Fugazi – Repeater

It’s not often when a seminal band run their natural course and become defunct only to spiritually be reborn as a new band of sorts – and that new band be even better. I cannot think of many examples where this happens.

The Yardbirds – Led Zeppelin, granted, but who’d have thought Minor Threat would be bettered by Fugazi?

After a bit of research it appears an awful lot of my selection for – 20 Albums – were released in April of their respective years. An odd fact. Maybe there’s something in it?

Rewind to April 1990 and Fugazi released their 1st “proper” album. Coming fast on the heels of two outstanding E.P.’s (Fugazi and Margin Walker) their debut album saw their output, for me, hit its peak. Many will disagree with this. Loads of great albums follow Repeater, almost as good…. almost.

Turnover (Picciotto) slides in with winding guitars. It builds, but it does not keep you waiting long. After the minute mark it’s already blasting you with power slides. It lulls, forms, lulls, forms more so. A very tight earnest sound showcasing great musicianship. Building to a crescendo, it begins to pog. For a moment it even sounds like The Wonder Stuff. You scratch your head – but it’s fantastic.

Repeater (MacKaye) eases in with a rolling screech and almost echoes U2. I really didn’t want to reference U2. Ever. But it does a tad.

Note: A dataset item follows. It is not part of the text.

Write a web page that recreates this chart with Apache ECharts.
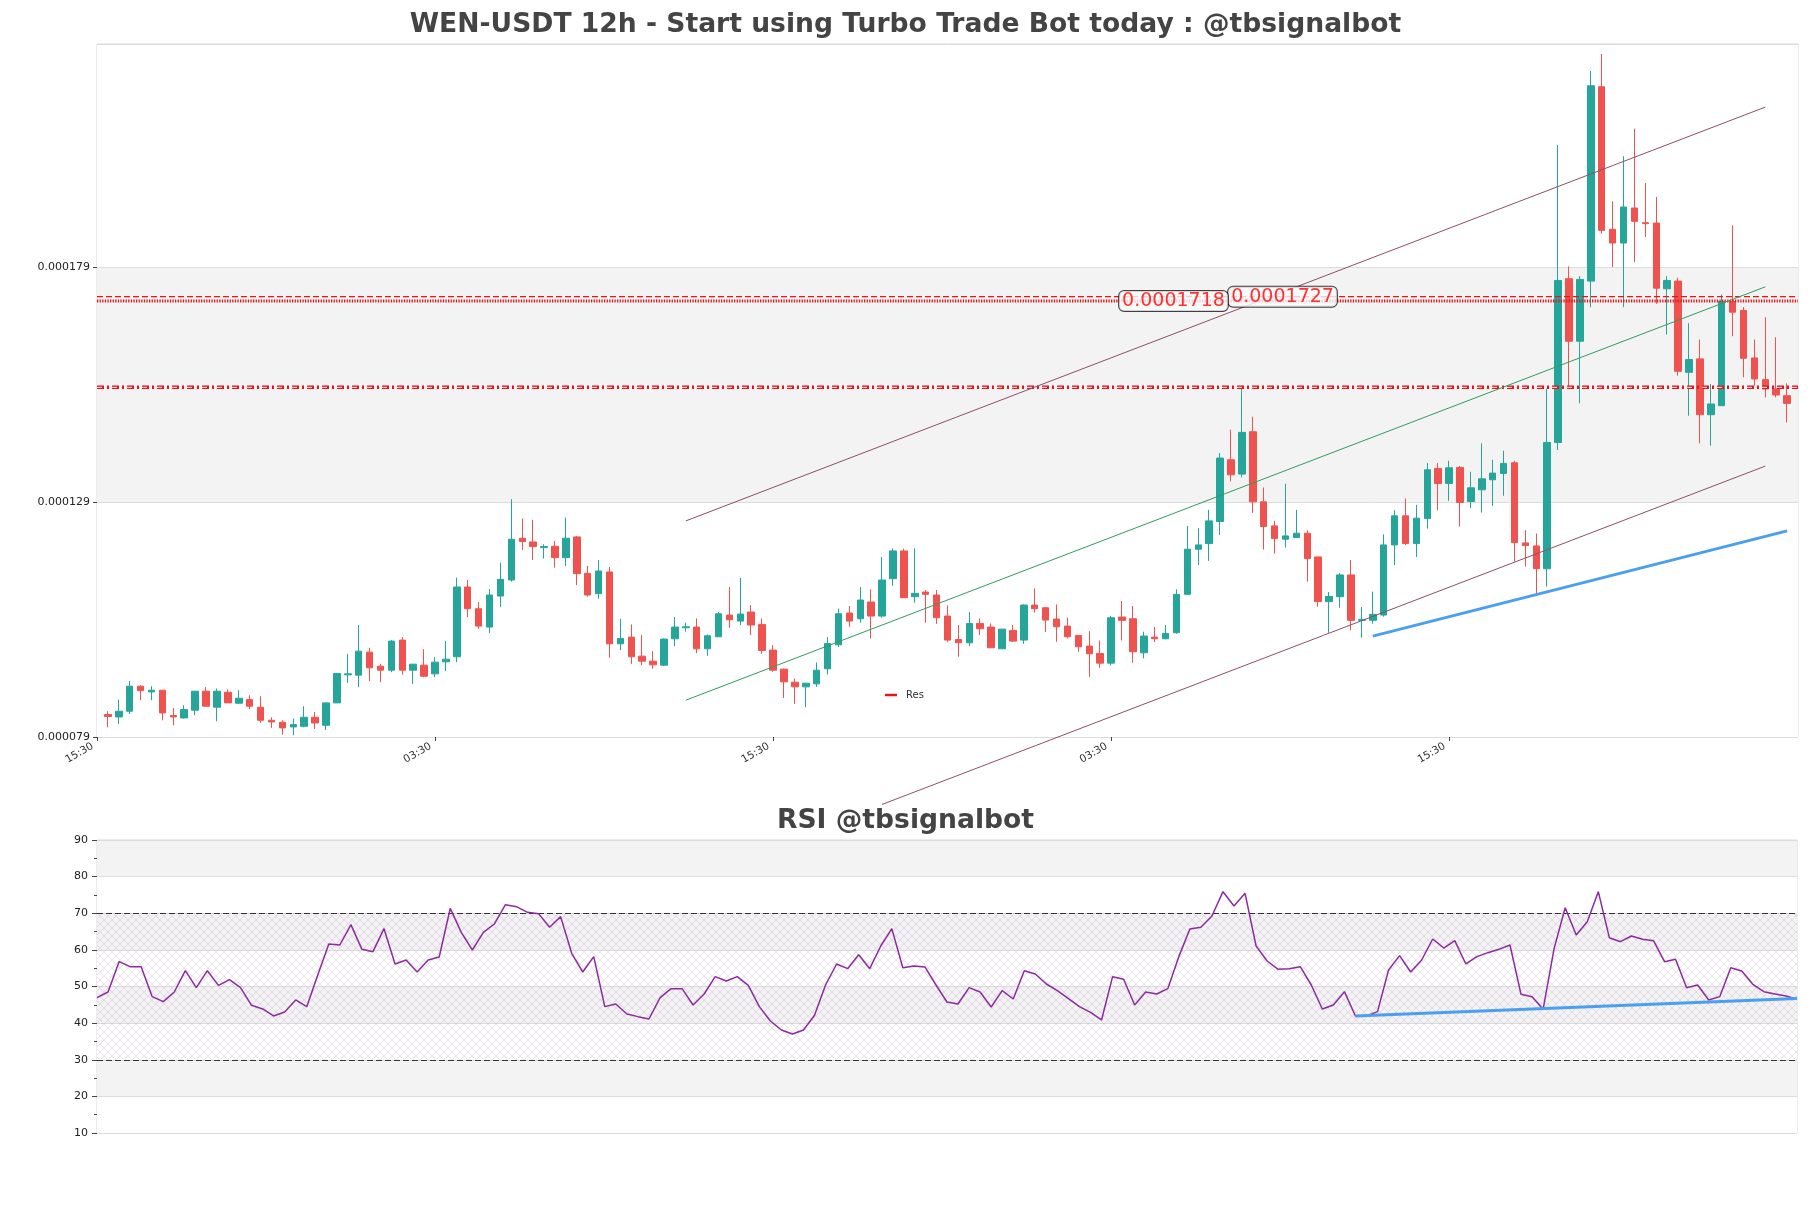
<!DOCTYPE html>
<html><head><meta charset="utf-8">
<script src="https://cdn.jsdelivr.net/npm/echarts@6/dist/echarts.min.js"></script>
<style>html,body{margin:0;padding:0;background:#fff}#c{width:1811px;height:1208px}</style>
</head><body><div id="c"></div><script>
// ---- DATA (prices in units of 1e-6 USDT) ----
const openP = [83.77,83.27,84.48,89.81,88.60,88.96,83.56,83.06,84.70,88.75,
85.34,88.53,86.19,86.97,85.34,82.56,82.14,81.14,81.28,83.20,
81.50,86.26,92.23,92.16,97.06,94.08,93.22,99.62,93.22,94.29,
92.44,95.00,96.07,110.92,106.30,102.39,109.00,112.41,121.30,120.51,
119.31,119.59,117.17,121.58,113.83,109.50,114.12,98.84,100.26,96.21,
95.14,94.29,99.90,102.25,102.39,97.77,100.33,104.95,103.67,105.59,
102.96,97.49,93.44,90.66,89.67,90.31,93.51,98.62,105.38,104.17,
107.72,104.74,112.70,118.60,108.86,109.85,109.21,104.74,99.76,99.05,
103.17,102.39,97.77,101.68,99.62,107.08,106.51,104.10,102.60,100.61,
98.34,96.78,94.72,104.53,104.17,96.92,100.26,99.91,101.19,109.36,
118.96,120.16,124.85,138.00,134.95,143.97,129.05,123.93,121.09,121.44,
122.37,117.32,107.80,108.86,113.49,103.82,103.82,104.95,119.88,126.06,
120.16,125.49,136.15,132.96,136.37,129.12,131.61,133.74,135.09,137.36,
120.31,119.67,114.80,141.69,176.53,163.22,176.02,217.38,187.04,184.12,
191.58,188.46,188.38,174.39,176.02,156.61,159.47,147.59,149.51,171.69,
169.77,159.68,155.06,153.07,151.64];
const closeP = [83.35,84.48,89.81,88.89,88.96,84.13,83.27,84.84,88.75,85.55,
88.75,86.26,87.25,85.55,82.56,82.21,80.93,81.64,83.20,81.99,
86.26,92.51,92.44,97.27,93.72,93.22,99.41,93.22,94.50,91.94,
94.93,95.57,110.92,106.30,102.60,109.21,112.55,121.08,120.59,119.52,
119.52,117.17,121.30,113.76,109.21,114.33,98.84,99.98,96.07,95.14,
94.36,99.83,102.39,102.46,97.77,100.54,105.23,103.96,105.16,102.82,
97.42,93.22,90.74,89.67,90.45,93.22,98.91,105.23,103.67,108.15,
104.74,112.41,118.60,108.65,109.57,109.36,104.38,99.62,99.05,103.17,
102.04,97.99,101.96,99.41,107.08,106.30,103.88,102.46,100.33,98.20,
96.71,94.72,104.38,103.82,97.14,100.48,99.91,101.05,109.36,118.96,
119.88,124.99,138.36,134.80,143.83,129.05,123.79,121.23,121.80,122.37,
116.97,107.80,108.93,113.49,103.82,104.03,105.10,119.88,126.06,120.16,
125.57,135.87,132.96,136.30,128.91,132.03,133.95,135.16,137.22,120.38,
119.74,114.83,141.69,176.16,163.22,176.38,217.59,186.83,184.12,191.79,
188.74,188.25,174.52,176.16,156.83,159.32,147.59,149.87,171.69,169.41,
159.60,155.20,153.07,151.79,150.00];
const highP = [84.48,86.97,90.88,90.03,89.81,88.96,85.19,85.76,88.75,89.60,
89.31,89.10,88.96,87.89,87.68,83.20,82.56,82.92,85.55,84.34,
86.26,92.51,96.70,102.82,97.99,94.57,99.62,100.26,94.50,97.70,
96.00,99.41,112.91,112.41,107.72,110.49,116.11,129.61,125.49,125.21,
120.02,120.73,125.70,121.79,115.40,116.68,115.18,104.17,102.96,100.69,
97.27,99.98,104.52,103.32,104.24,100.83,105.59,110.92,112.84,107.08,
104.24,98.55,93.58,91.45,90.45,94.86,100.26,106.30,106.87,110.92,
110.42,117.32,119.16,119.09,119.16,110.28,110.28,107.01,102.82,105.59,
104.24,103.17,101.96,102.82,107.22,110.63,106.66,107.22,104.38,100.61,
101.54,99.55,104.74,107.94,106.87,101.40,102.40,102.82,110.43,123.93,
123.43,127.34,139.42,144.40,153.78,147.17,132.10,125.00,132.89,127.34,
123.01,117.32,109.86,113.91,116.68,106.66,109.93,122.15,127.27,129.76,
128.41,137.29,137.29,137.79,136.65,135.44,141.49,138.00,139.92,137.79,
123.01,122.30,153.14,204.95,179.15,177.08,220.73,224.35,193.00,202.60,
208.47,196.91,193.93,177.08,176.74,167.06,163.58,154.14,173.18,187.89,
170.47,163.58,168.34,164.07,154.27];
const lowP = [81.07,81.78,83.91,86.83,86.83,82.56,81.50,82.92,83.63,85.55,
82.35,86.26,86.05,84.91,81.99,80.93,79.51,79.36,81.07,80.71,
80.50,86.26,90.52,89.60,90.88,90.66,92.80,92.30,90.31,91.73,
91.73,93.01,94.93,104.52,102.04,101.11,106.66,112.06,118.81,116.68,
116.96,115.04,115.40,111.35,108.86,108.43,95.85,97.49,94.57,94.29,
93.51,94.08,98.34,101.40,96.85,96.28,100.33,102.25,102.82,100.69,
96.70,92.87,87.32,86.05,85.34,89.67,92.30,98.13,102.46,103.32,
99.98,104.38,111.20,108.65,107.58,103.32,103.10,99.26,96.07,98.34,
100.69,97.99,97.77,99.26,98.84,105.45,101.33,99.26,99.98,97.13,
91.80,93.72,94.22,99.55,94.79,95.72,99.20,99.77,100.98,109.22,
115.61,116.47,122.01,133.38,134.24,126.70,118.88,118.03,119.31,121.44,
112.06,106.73,101.19,106.52,101.69,100.12,103.11,104.60,115.61,119.88,
117.32,123.36,127.27,129.26,123.79,127.70,126.77,128.19,130.33,116.33,
115.26,109.36,111.00,140.07,153.41,150.00,170.47,186.12,179.00,170.47,
180.07,185.40,171.19,164.65,155.91,147.38,141.47,140.98,149.51,164.29,
155.55,153.78,151.28,151.28,145.95];
const rsi = [46.95,48.50,56.78,55.42,55.42,47.23,45.86,48.50,54.32,49.68,
54.32,50.32,51.87,49.68,44.86,43.86,41.95,43.04,46.32,44.50,
53.14,61.61,61.33,66.88,60.15,59.51,65.79,56.15,57.24,53.96,
57.24,58.06,71.34,64.79,59.97,64.79,67.07,72.34,71.80,70.25,
69.89,66.16,69.07,59.06,53.96,58.15,44.50,45.22,42.49,41.77,
41.13,46.90,49.41,49.41,44.95,47.95,52.69,51.50,52.69,50.32,
44.50,40.58,38.12,37.03,38.12,42.13,50.41,56.15,54.87,58.69,
54.87,61.06,65.79,55.14,55.60,55.33,50.41,45.77,45.22,49.68,
48.50,44.40,48.86,46.59,54.32,53.41,50.68,48.86,46.68,44.50,
42.95,40.86,52.69,51.96,44.95,48.50,47.95,49.41,58.15,65.70,
66.16,69.25,75.89,71.98,75.44,61.06,56.96,54.69,54.87,55.42,
50.41,43.86,44.95,48.59,41.95,41.95,43.13,54.50,58.42,53.96,
57.24,62.97,60.51,62.52,56.15,58.15,59.24,60.15,61.33,47.86,
47.23,43.77,60.42,71.52,64.06,67.70,75.89,63.33,62.24,63.79,
62.88,62.52,56.78,57.42,49.68,50.41,46.32,47.23,55.14,54.23,
50.59,48.59,47.95,47.41,46.50];
// trend lines: [slot index, price]
const upperChannel = [[54, 124.99], [153, 213.05]];
const midChannel   = [[54, 86.83],  [153, 174.80]];
const lowerChannel = [[72, 64.65],  [153, 136.65]];
const priceSupport = [[117, 100.47],[155, 122.86]];
const rsiSupport   = [[114, 41.95], [154, 46.70]];
const resDashed = 172.7, resDotted = 171.8, resLow = 153.41;
const priceTags = [[109, 172.7], [99, 171.8]];
// x ticks
const tickIdx = [0, 31, 62, 93, 124];
const tickLabels = ['15:30', '03:30', '15:30', '03:30', '15:30'];
const slotCount = openP.length + 2;

// ---- build ----
const slots = Array.from({length: slotCount}, (_, i) => String(i));
const candleData = slots.map((_, i) => (i === 0 || i === slotCount - 1) ? '-' :
  [openP[i-1], closeP[i-1], lowP[i-1], highP[i-1]]);
const rsiCats = rsi.map((_, i) => String(i));

const hatch = document.createElement('canvas');
hatch.width = 8; hatch.height = 8;
(function(){const g = hatch.getContext('2d');
 g.strokeStyle = 'rgba(175,150,190,0.38)'; g.lineWidth = 0.7;
 g.beginPath(); g.moveTo(0,0); g.lineTo(8,8); g.moveTo(8,0); g.lineTo(0,8); g.stroke();})();

const FONT = 'DejaVu Sans';
const chart = echarts.init(document.getElementById('c'), null, {renderer: 'canvas'});
const tickShow = (idx) => tickIdx.indexOf(idx) >= 0;

chart.setOption({
  animation: false,
  textStyle: {fontFamily: FONT},
  title: [
    {text: 'WEN-USDT 12h - Start using Turbo Trade Bot today : @tbsignalbot', left: 'center', top: 7,
     textStyle: {fontSize: 26.6, fontWeight: 'bold', color: '#444', fontFamily: FONT}},
    {text: 'RSI @tbsignalbot', left: 'center', top: 803,
     textStyle: {fontSize: 26.6, fontWeight: 'bold', color: '#444', fontFamily: FONT}}
  ],
  legend: {data: ['Res'], left: 880, top: 685, icon: 'rect', itemWidth: 12, itemHeight: 2.5,
    itemGap: 5, selectedMode: false,
    textStyle: {fontSize: 10, color: '#333', fontFamily: FONT, padding: [0, 0, 0, 4]}},
  grid: [
    {left: 97, right: 13, top: 44, bottom: 471, show: true, borderColor: '#d9d9d9', borderWidth: 1},
    {left: 97, right: 14, top: 840, bottom: 75, show: true, borderColor: '#d9d9d9', borderWidth: 1}
  ],
  xAxis: [
    {type: 'category', gridIndex: 0, data: slots, boundaryGap: false,
     axisLine: {show: false},
     axisTick: {show: true, interval: tickShow, length: 4, lineStyle: {color: '#444'}},
     axisLabel: {interval: tickShow, rotate: 30, fontSize: 10.5, color: '#333', margin: 6,
       width: 80, overflow: 'none', hideOverlap: false, padding: [0, 5, 0, 0],
       formatter: (v, idx) => tickLabels[tickIdx.indexOf(idx)] || ''},
     splitLine: {show: false}},
    {type: 'category', gridIndex: 1, data: rsiCats, boundaryGap: false,
     axisLine: {show: false}, axisTick: {show: false}, axisLabel: {show: false}, splitLine: {show: false}}
  ],
  yAxis: [
    {type: 'value', gridIndex: 0, min: 79, max: 226.48, interval: 50,
     axisLine: {show: false},
     axisTick: {show: true, length: 4, lineStyle: {color: '#444'}},
     axisLabel: {fontSize: 11, color: '#222', margin: 7, showMaxLabel: false,
       formatter: v => (v / 1e6).toFixed(6)},
     splitLine: {show: true, lineStyle: {color: '#dcdcdc', width: 1}},
     splitArea: {show: true, areaStyle: {color: ['#ffffff', '#f3f3f3']}}},
    {type: 'value', gridIndex: 1, min: 10, max: 90, interval: 10,
     axisLine: {show: false},
     axisTick: {show: true, length: 5, lineStyle: {color: '#444'}},
     minorTick: {show: true, splitNumber: 2, length: 3, lineStyle: {color: '#444'}},
     axisLabel: {fontSize: 11, color: '#222', margin: 9},
     splitLine: {show: true, lineStyle: {color: '#dcdcdc', width: 1}},
     splitArea: {show: true, areaStyle: {color: ['#ffffff', '#f3f3f3']}}}
  ],
  series: [
    {type: 'candlestick', xAxisIndex: 0, yAxisIndex: 0, data: candleData, barWidth: 7,
     itemStyle: {color: '#26a69a', color0: '#ef5350', borderColor: '#26a69a', borderColor0: '#ef5350', borderWidth: 1}, z: 3},
    {name: 'Res', type: 'line', xAxisIndex: 0, yAxisIndex: 0, color: '#e8141c',
     data: [[0, resDashed], [slotCount - 1, resDashed]], symbol: 'none', silent: true,
     lineStyle: {color: '#e8141c', width: 1.2, type: [6, 3]}, z: 4},
    {name: 'Res', type: 'line', xAxisIndex: 0, yAxisIndex: 0, color: '#e8141c',
     data: [[0, resDotted], [slotCount - 1, resDotted]], symbol: 'none', silent: true,
     lineStyle: {color: '#e8141c', width: 3, type: [1.3, 1.3]}, z: 4},
    {name: 'Res', type: 'line', xAxisIndex: 0, yAxisIndex: 0, color: '#e8141c',
     data: [[0, resLow], [slotCount - 1, resLow]], symbol: 'none', silent: true,
     lineStyle: {color: '#e8141c', width: 3.5, type: [7, 3, 2, 3]}, z: 4},
    {name: 'Res', type: 'line', xAxisIndex: 0, yAxisIndex: 0, color: '#e8141c',
     data: [[0, resLow], [slotCount - 1, resLow]], symbol: 'none', silent: true,
     lineStyle: {color: '#f6f6f6', width: 1, type: [5, 10]}, z: 4},
    {type: 'line', xAxisIndex: 0, yAxisIndex: 0, data: upperChannel, symbol: 'none', clip: false, silent: true,
     lineStyle: {color: '#8e4f66', width: 1}, z: 5},
    {type: 'line', xAxisIndex: 0, yAxisIndex: 0, data: midChannel, symbol: 'none', clip: false, silent: true,
     lineStyle: {color: '#2e9e5e', width: 1}, z: 5},
    {type: 'line', xAxisIndex: 0, yAxisIndex: 0, data: lowerChannel, symbol: 'none', clip: false, silent: true,
     lineStyle: {color: '#8e4f66', width: 1}, z: 5},
    {type: 'line', xAxisIndex: 0, yAxisIndex: 0, data: priceSupport, symbol: 'none', clip: false, silent: true,
     lineStyle: {color: '#4a9ff0', width: 3}, z: 5},
    {type: 'scatter', xAxisIndex: 0, yAxisIndex: 0, data: priceTags, symbolSize: 0.1, silent: true,
     itemStyle: {color: 'rgba(0,0,0,0)'}, z: 8,
     label: {show: true, position: 'inside', offset: [-3, 0], color: '#ff0000', fontSize: 19, fontFamily: FONT,
       backgroundColor: '#fafafa', borderColor: '#111', borderWidth: 1, borderRadius: 5, padding: [1, 3, 0, 3],
       formatter: p => (p.value[1] / 1e6).toFixed(7)}},
    {type: 'line', xAxisIndex: 1, yAxisIndex: 1, data: rsi, symbol: 'none', silent: true,
     lineStyle: {color: '#8e2aa0', width: 1.5}, z: 5,
     markLine: {symbol: ['none', 'none'], silent: true, label: {show: false},
       lineStyle: {color: '#333', width: 1.2, type: [6, 3]}, data: [{yAxis: 30}, {yAxis: 70}]},
     markArea: {silent: true, itemStyle: {color: {image: hatch, repeat: 'repeat'}},
       data: [[{yAxis: 30}, {yAxis: 70}]]}},
    {type: 'line', xAxisIndex: 1, yAxisIndex: 1, data: rsiSupport, symbol: 'none', silent: true,
     lineStyle: {color: '#4a9ff0', width: 3}, z: 6}
  ]
});
</script></body></html>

It maintains a real alternative sound but you can sense the world conquering possibilities on first listen to Repeater. Genuine alternative musicianship.

Brendan #1 ambles in with real purpose. Drums and bass form the track. Then guitars layer the piece with honest menace. It clatters along building, dipping a rising, a great instrumental.

Merchandise (MacKaye) personifies Repeaters sound. It glides but is very angular. Punchy. Lyrically scathing what you buy and why you buy it. It really is like a grown up Minor Threat.

Onto Blueprint (Picciotto) and for the first time on Repeater you see Guy Picciotto’s truly great songwriting skills. I saw Fugazi live at Edwards No.8 in Birmingham after the first two E.P.’s but pre-repeater. It was just one of those moments. It is catalogued in my gig history if you scroll way back on this blog. I’ve said it before but when a band play material you have not yet heard at a gig usually it’s a cue to go to the bar / toilet.

When Fugazi played Blueprint way back then, the crowd nodded, then jaws really dropped. It was a gobsmacking moment. It charged the crowd so much that when they launched into the next track the venue exploded into chaos. That pent up feeling in Blueprint paved the way for everyone to loose their inhibitions and go for it. That is what good music is all about. Unlocking expression. An inspirational track and arguably the bands best ever piece of music.

I do repeat myself – but listen to Blueprint.

Sieve-Fisted Find (Picciotto) has a more full on solid sound from the off. The instruments jam so tightly. The band sound incredible. A near sing along end yet never losing a truly authentic punk ethic. Sensible post punk that begs for stadiums.

Greed (MacKaye) Builds. Jams. Stops. Then glides in a near show-off of just how tight Fugazi are. In stages in almost sounds like a non-rock QOTSA.

Two Beats Off (Picciotto) chugs and jags. Low key vocal is still evocative. True art alt rock.

Styrofoam (Mackaye) builds like we now know Fugazi can do so well. Shouty and giving itself a license to cut loose it also restrains itself and stays on the rails – just.

Reprovisional (Picciotto) rubberstamps Picciotto as being a strong a songwriter as Mackaye. Who’d have thunk it? It has a very quiet moment before it zones out with a surprising wimper.

Shut The Door (Mackaye) sees a slower pace. Mackeye sings before getting shouty. The track becomes darker and massively more angular. It lulls, restrains, shouty angular, then almost becomes dub before it phases out.

Fugazi deserve massive respect for spurning the attention of major record labels. Repeater has sold over a million copies despite never charting and being distributed by a very small label (Dischord). I’m sure many more have heard it through “other” means via the Internet.

A valued addition to my Top 20 Albums.